**Problem requirements**
Extract the lines that hold the string "this".

**Data records**
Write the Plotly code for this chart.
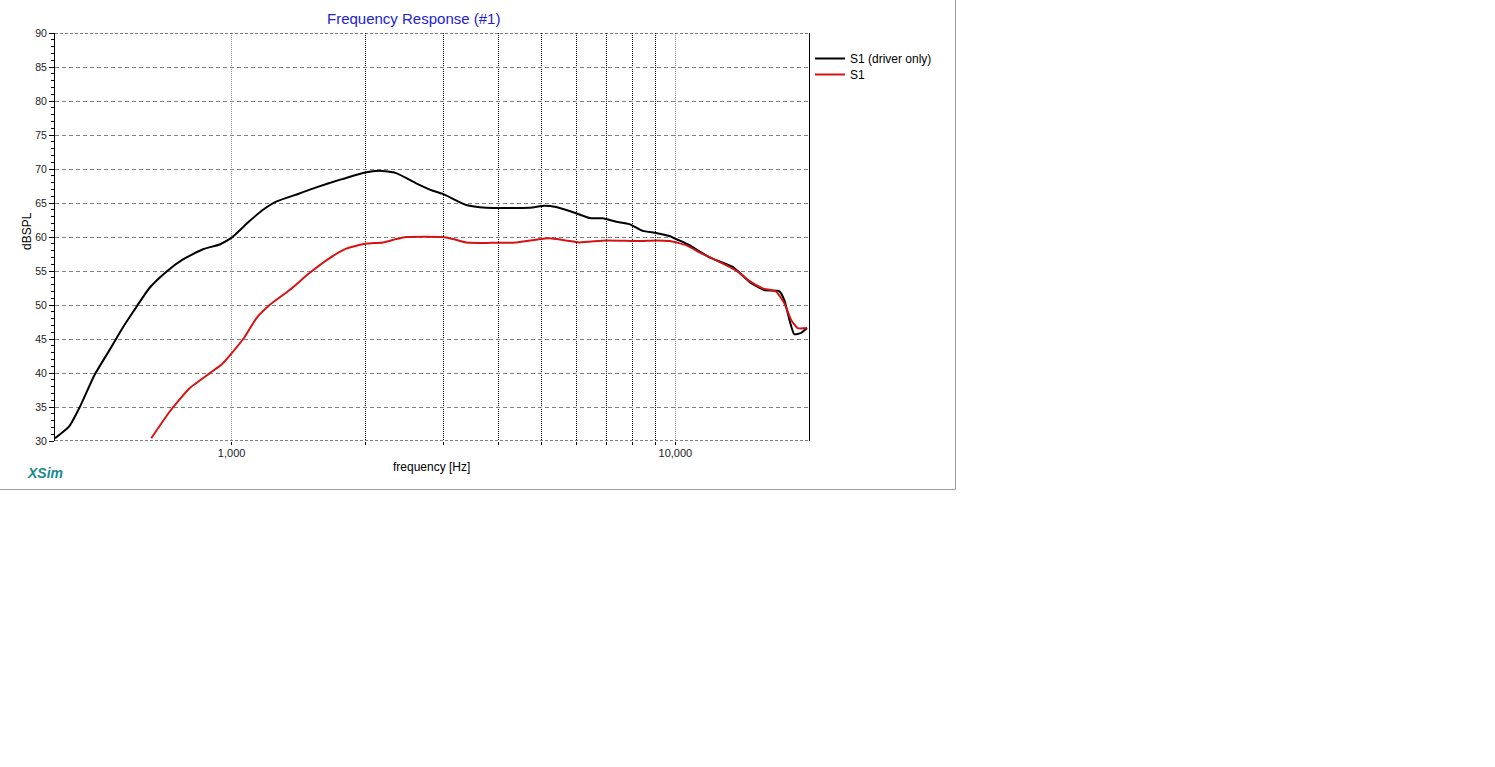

* * *

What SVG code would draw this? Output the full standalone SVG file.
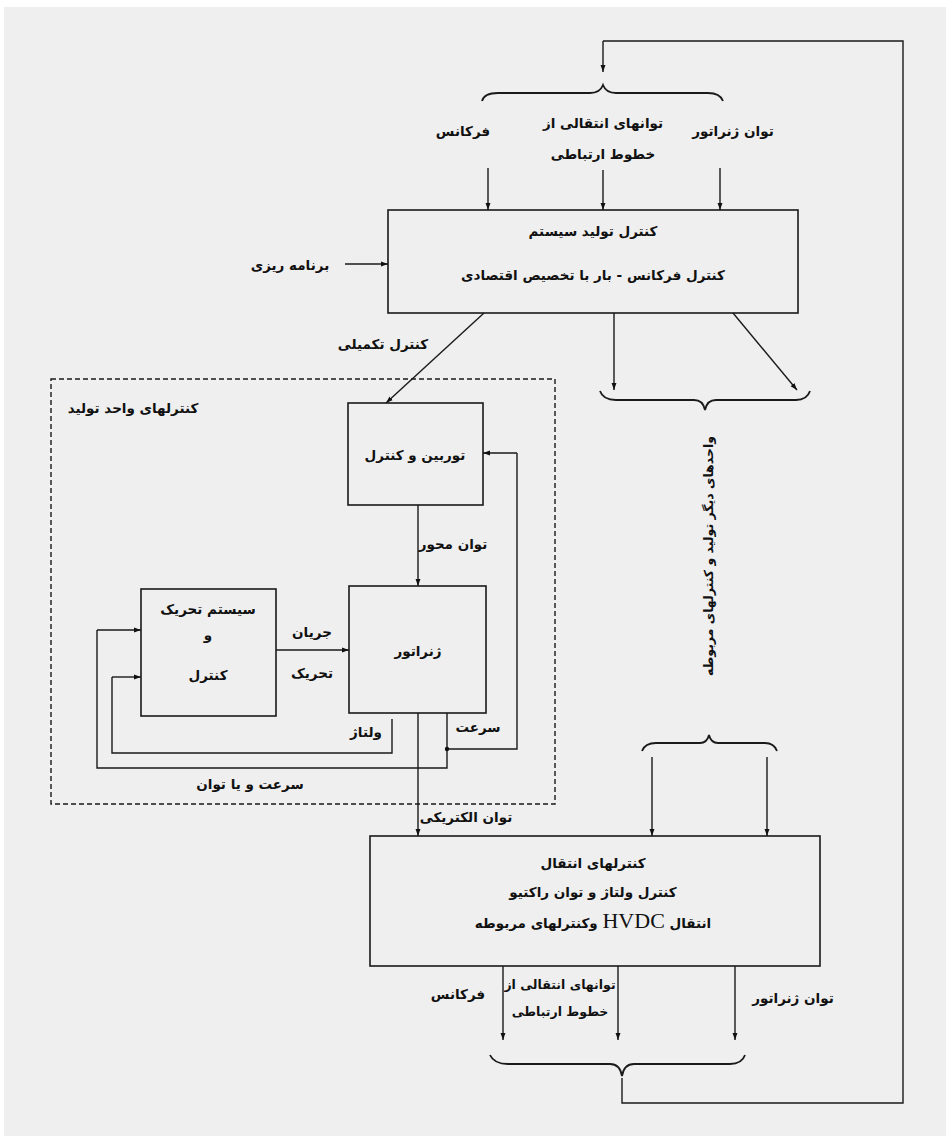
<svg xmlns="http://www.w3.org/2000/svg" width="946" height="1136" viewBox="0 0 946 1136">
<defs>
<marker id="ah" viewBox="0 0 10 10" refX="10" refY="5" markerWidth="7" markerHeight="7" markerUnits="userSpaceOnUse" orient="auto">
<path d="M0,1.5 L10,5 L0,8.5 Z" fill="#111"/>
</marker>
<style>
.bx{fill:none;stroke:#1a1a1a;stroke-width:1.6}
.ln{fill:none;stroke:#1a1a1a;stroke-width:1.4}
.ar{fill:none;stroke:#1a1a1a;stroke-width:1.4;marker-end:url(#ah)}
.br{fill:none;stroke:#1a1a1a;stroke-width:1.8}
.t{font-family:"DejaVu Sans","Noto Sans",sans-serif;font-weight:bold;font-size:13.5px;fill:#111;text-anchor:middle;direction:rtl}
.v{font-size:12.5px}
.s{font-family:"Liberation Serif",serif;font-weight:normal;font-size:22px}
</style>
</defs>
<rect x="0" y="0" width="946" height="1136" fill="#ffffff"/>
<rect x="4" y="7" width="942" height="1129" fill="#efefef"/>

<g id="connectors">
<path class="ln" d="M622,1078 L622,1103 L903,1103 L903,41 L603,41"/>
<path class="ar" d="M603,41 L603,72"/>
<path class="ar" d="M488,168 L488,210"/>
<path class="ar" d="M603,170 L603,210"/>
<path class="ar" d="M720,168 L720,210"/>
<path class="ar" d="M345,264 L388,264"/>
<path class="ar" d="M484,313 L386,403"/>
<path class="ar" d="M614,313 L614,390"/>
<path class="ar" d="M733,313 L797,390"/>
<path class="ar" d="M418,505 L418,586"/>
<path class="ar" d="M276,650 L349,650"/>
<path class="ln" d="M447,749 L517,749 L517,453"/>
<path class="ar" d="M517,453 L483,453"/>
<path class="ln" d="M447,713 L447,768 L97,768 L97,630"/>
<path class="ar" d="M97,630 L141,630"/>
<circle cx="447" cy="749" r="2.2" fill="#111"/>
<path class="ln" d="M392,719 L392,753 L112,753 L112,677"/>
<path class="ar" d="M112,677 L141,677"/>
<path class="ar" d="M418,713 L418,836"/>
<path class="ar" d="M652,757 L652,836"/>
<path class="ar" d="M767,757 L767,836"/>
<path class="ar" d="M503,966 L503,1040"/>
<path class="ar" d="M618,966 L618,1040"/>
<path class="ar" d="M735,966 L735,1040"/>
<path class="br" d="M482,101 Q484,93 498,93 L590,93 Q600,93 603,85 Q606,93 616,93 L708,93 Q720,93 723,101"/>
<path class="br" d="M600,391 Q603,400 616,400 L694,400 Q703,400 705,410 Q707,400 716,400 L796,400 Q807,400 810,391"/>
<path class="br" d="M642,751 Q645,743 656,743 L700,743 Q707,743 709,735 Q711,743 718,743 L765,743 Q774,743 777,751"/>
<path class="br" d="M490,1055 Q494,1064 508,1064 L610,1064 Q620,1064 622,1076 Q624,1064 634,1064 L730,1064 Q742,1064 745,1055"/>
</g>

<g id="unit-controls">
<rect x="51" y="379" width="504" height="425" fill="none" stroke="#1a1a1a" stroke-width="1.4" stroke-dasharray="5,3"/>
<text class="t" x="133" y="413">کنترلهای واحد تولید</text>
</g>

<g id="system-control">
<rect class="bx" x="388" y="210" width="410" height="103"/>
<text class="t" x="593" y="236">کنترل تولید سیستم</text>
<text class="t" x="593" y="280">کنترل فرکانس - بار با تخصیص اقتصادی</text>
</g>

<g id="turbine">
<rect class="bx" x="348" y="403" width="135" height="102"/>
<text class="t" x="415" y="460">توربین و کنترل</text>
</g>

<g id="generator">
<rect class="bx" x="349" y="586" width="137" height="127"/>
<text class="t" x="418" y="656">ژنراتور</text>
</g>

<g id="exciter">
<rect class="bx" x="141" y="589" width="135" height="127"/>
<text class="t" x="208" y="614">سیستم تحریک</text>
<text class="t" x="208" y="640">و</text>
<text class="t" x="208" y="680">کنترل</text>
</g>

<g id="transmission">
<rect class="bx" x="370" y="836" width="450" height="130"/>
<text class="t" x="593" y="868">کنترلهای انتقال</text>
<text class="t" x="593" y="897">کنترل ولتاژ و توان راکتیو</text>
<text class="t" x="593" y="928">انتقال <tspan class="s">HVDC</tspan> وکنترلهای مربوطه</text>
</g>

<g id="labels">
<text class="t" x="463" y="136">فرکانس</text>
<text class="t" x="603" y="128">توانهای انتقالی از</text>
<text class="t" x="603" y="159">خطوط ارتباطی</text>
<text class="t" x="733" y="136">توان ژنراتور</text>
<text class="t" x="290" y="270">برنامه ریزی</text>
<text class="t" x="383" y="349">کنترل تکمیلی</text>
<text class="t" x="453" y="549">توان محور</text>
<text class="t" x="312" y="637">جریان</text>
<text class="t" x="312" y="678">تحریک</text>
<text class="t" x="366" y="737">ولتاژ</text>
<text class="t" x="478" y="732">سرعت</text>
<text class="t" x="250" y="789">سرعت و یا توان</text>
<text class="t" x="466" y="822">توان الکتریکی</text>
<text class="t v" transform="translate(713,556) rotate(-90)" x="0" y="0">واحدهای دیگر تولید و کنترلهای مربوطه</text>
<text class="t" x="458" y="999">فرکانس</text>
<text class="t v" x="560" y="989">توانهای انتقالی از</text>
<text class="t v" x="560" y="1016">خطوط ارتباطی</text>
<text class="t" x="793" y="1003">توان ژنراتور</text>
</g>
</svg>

**Task solution**
Write the Plotly code for this chart.
What SVG code would draw this? Output the full standalone SVG file.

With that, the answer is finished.